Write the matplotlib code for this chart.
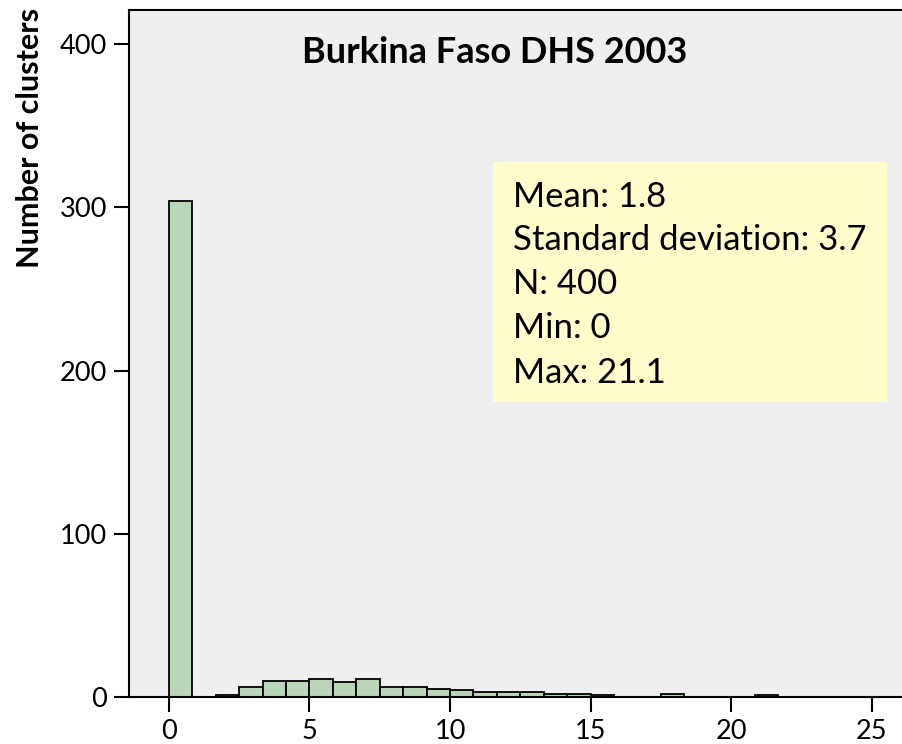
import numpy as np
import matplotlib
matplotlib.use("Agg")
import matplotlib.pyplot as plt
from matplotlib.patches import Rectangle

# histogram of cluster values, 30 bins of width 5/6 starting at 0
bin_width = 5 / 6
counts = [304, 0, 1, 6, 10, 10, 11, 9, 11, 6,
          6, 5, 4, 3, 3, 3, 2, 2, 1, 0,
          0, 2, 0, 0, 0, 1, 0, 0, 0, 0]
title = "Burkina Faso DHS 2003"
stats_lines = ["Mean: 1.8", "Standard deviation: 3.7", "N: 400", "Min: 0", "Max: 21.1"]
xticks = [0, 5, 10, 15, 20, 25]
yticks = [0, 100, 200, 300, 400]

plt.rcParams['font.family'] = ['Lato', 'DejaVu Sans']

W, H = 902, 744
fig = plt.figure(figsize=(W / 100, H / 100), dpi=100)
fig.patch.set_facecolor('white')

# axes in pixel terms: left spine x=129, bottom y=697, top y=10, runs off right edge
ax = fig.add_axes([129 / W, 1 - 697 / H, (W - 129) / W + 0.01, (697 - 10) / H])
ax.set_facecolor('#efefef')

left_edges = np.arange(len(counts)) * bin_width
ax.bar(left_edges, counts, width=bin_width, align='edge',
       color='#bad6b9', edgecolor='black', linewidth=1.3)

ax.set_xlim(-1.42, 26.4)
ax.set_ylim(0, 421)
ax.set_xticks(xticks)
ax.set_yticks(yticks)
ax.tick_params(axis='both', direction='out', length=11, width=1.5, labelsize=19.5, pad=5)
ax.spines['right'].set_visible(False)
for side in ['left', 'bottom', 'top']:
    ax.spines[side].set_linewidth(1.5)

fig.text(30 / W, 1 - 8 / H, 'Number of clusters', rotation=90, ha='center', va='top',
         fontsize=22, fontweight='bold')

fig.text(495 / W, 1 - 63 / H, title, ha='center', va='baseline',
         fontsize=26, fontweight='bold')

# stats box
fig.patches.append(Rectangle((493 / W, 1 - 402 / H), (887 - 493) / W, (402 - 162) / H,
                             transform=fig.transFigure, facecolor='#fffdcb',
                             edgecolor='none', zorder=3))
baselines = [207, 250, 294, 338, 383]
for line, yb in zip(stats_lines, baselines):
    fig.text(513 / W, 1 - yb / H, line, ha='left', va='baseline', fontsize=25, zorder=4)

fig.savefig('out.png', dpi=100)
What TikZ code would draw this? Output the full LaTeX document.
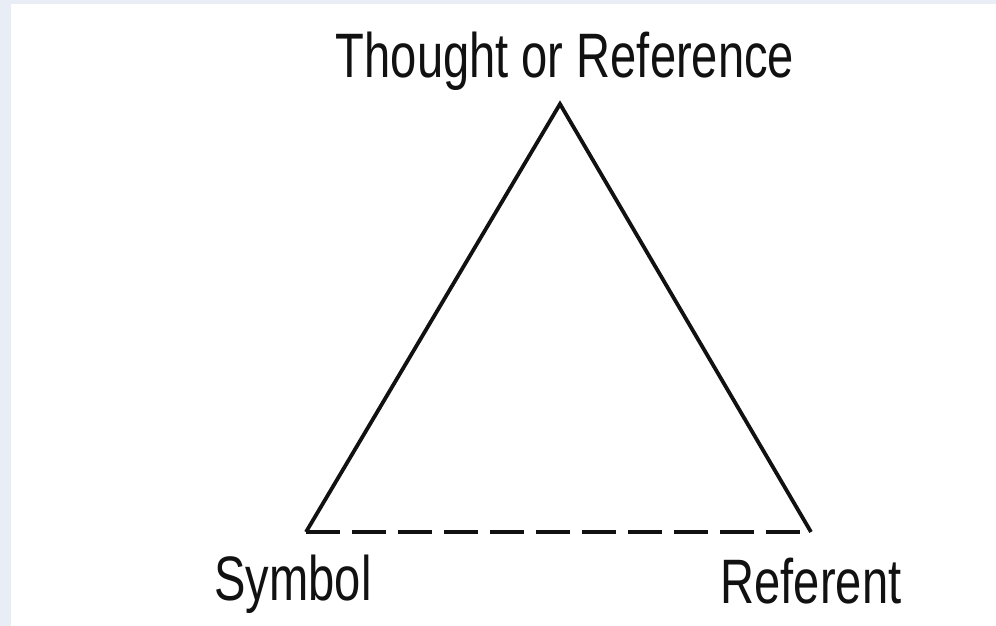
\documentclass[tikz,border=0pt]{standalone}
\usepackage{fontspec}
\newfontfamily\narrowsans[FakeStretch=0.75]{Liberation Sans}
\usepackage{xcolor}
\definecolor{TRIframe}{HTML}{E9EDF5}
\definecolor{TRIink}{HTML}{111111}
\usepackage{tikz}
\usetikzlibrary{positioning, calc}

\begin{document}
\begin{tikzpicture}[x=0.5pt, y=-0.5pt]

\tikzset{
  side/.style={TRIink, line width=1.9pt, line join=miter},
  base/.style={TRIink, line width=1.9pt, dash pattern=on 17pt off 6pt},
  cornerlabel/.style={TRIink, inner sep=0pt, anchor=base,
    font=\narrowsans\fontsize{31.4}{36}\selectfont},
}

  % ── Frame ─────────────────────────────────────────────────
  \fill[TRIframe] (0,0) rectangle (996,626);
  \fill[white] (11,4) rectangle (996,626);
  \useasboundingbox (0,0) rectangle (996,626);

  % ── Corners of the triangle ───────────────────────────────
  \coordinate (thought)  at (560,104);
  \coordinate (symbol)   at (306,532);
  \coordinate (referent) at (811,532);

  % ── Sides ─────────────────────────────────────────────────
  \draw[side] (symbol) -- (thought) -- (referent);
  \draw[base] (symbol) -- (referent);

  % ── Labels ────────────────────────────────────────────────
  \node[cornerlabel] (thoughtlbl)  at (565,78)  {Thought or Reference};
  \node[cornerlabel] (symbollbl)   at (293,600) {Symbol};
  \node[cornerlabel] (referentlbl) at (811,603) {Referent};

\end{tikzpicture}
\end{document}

=====

DIRECTION — Repeat only what runs from the first line of the records above to the line with "from matplotlib.patches import Rectangle", both included, word for word, minus the pictures.

RESPONSE TO THE TASK —
Write the matplotlib code for this chart.
import numpy as np
import matplotlib
matplotlib.use("Agg")
import matplotlib.pyplot as plt
from matplotlib.patches import Rectangle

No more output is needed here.